(EXERCISE DETAILS) From the first line of the listing below, retype each line up to and including the one with "const xTicks = [0, 20, 40, 60, 80, 100];"; pictures stay out.

^^^^

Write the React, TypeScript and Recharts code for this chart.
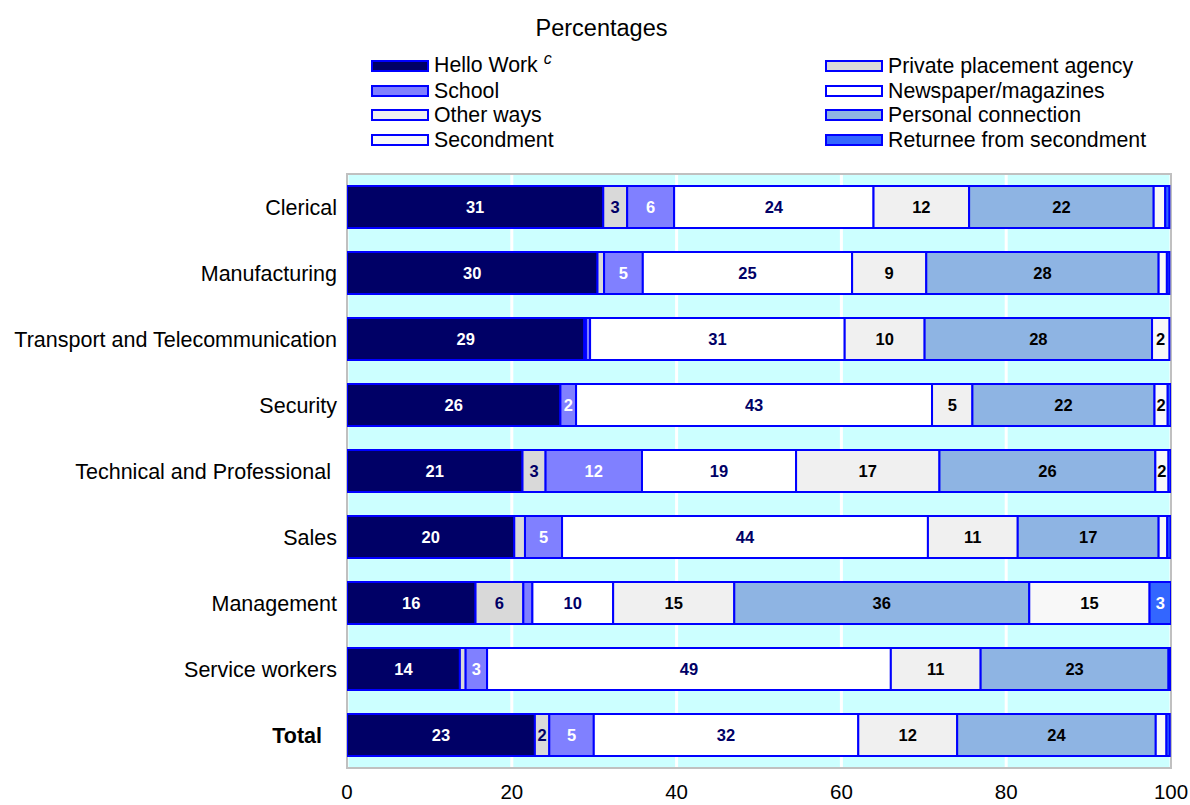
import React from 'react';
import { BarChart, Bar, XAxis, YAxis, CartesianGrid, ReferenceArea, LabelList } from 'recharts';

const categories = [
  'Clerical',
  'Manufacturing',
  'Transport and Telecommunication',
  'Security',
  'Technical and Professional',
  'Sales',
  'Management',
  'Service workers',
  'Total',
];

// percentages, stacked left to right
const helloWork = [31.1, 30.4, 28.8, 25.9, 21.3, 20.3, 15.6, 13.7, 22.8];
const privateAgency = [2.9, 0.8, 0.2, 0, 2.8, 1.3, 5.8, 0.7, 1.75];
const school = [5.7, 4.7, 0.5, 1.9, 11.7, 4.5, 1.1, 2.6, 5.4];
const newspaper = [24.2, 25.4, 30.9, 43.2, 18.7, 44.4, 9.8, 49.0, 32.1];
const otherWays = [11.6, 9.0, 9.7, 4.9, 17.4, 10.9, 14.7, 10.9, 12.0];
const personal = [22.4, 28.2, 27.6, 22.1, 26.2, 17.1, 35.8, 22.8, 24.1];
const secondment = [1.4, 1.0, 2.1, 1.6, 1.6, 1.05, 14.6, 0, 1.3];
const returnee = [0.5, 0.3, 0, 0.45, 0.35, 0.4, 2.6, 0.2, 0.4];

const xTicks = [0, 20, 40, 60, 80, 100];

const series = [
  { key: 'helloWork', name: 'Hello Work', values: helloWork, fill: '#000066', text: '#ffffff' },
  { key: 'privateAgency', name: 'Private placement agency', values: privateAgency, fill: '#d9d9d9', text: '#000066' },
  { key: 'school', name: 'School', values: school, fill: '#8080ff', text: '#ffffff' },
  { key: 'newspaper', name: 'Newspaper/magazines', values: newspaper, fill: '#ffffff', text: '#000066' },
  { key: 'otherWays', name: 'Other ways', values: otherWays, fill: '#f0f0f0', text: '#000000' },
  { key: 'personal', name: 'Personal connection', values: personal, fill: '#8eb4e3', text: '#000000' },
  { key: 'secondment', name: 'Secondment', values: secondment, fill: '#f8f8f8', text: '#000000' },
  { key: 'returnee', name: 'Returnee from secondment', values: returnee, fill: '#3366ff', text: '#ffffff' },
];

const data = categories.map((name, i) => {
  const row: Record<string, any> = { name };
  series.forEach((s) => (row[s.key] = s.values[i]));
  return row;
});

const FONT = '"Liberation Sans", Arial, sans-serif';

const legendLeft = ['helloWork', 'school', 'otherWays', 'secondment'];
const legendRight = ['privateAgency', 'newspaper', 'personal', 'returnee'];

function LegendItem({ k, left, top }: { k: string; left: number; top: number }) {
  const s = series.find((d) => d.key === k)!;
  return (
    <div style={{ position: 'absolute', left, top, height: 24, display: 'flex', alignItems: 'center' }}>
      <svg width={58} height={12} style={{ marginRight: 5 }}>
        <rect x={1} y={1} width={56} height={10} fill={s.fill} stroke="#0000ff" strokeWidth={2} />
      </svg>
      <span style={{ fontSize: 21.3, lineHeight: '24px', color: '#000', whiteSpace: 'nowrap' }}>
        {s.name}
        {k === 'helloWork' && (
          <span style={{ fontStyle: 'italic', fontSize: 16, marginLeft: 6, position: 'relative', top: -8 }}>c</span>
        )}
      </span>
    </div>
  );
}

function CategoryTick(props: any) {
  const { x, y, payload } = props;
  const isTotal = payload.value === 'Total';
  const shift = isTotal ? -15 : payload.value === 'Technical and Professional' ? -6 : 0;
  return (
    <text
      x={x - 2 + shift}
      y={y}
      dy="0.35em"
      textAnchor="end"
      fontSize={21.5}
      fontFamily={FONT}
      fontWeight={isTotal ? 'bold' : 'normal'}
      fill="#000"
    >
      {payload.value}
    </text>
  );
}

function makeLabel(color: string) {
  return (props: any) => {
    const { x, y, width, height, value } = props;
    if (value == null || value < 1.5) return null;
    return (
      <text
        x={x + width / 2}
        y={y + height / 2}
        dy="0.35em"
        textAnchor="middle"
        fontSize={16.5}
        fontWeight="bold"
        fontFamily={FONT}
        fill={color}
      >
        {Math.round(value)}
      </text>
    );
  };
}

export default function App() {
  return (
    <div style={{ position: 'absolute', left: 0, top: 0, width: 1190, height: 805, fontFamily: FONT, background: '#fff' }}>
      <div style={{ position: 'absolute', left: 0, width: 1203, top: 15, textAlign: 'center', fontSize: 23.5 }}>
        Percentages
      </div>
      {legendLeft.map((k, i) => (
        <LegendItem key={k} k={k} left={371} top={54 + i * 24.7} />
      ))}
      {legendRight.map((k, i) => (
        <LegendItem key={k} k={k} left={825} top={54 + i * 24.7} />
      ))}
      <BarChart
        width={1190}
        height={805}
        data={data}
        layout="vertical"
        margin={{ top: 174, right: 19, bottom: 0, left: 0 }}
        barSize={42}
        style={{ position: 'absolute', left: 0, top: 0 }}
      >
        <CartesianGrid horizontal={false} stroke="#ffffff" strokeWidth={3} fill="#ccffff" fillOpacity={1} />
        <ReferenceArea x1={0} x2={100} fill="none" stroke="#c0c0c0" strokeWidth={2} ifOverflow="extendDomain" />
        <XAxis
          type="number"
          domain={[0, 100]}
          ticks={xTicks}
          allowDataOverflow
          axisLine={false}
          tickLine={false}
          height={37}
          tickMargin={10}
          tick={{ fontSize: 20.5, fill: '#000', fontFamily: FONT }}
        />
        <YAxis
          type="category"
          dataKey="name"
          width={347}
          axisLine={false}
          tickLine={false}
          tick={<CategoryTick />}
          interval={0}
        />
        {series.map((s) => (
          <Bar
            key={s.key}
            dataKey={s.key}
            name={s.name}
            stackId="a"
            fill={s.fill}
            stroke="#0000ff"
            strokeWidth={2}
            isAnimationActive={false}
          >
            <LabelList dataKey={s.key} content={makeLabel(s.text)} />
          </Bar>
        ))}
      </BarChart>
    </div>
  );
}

^^^^

(EXERCISE SOLUTION)
Write the React, TypeScript and Recharts code for this chart.
import React from 'react';
import { BarChart, Bar, XAxis, YAxis, CartesianGrid, ReferenceArea, LabelList } from 'recharts';

const categories = [
  'Clerical',
  'Manufacturing',
  'Transport and Telecommunication',
  'Security',
  'Technical and Professional',
  'Sales',
  'Management',
  'Service workers',
  'Total',
];

// percentages, stacked left to right
const helloWork = [31.1, 30.4, 28.8, 25.9, 21.3, 20.3, 15.6, 13.7, 22.8];
const privateAgency = [2.9, 0.8, 0.2, 0, 2.8, 1.3, 5.8, 0.7, 1.75];
const school = [5.7, 4.7, 0.5, 1.9, 11.7, 4.5, 1.1, 2.6, 5.4];
const newspaper = [24.2, 25.4, 30.9, 43.2, 18.7, 44.4, 9.8, 49.0, 32.1];
const otherWays = [11.6, 9.0, 9.7, 4.9, 17.4, 10.9, 14.7, 10.9, 12.0];
const personal = [22.4, 28.2, 27.6, 22.1, 26.2, 17.1, 35.8, 22.8, 24.1];
const secondment = [1.4, 1.0, 2.1, 1.6, 1.6, 1.05, 14.6, 0, 1.3];
const returnee = [0.5, 0.3, 0, 0.45, 0.35, 0.4, 2.6, 0.2, 0.4];

const xTicks = [0, 20, 40, 60, 80, 100];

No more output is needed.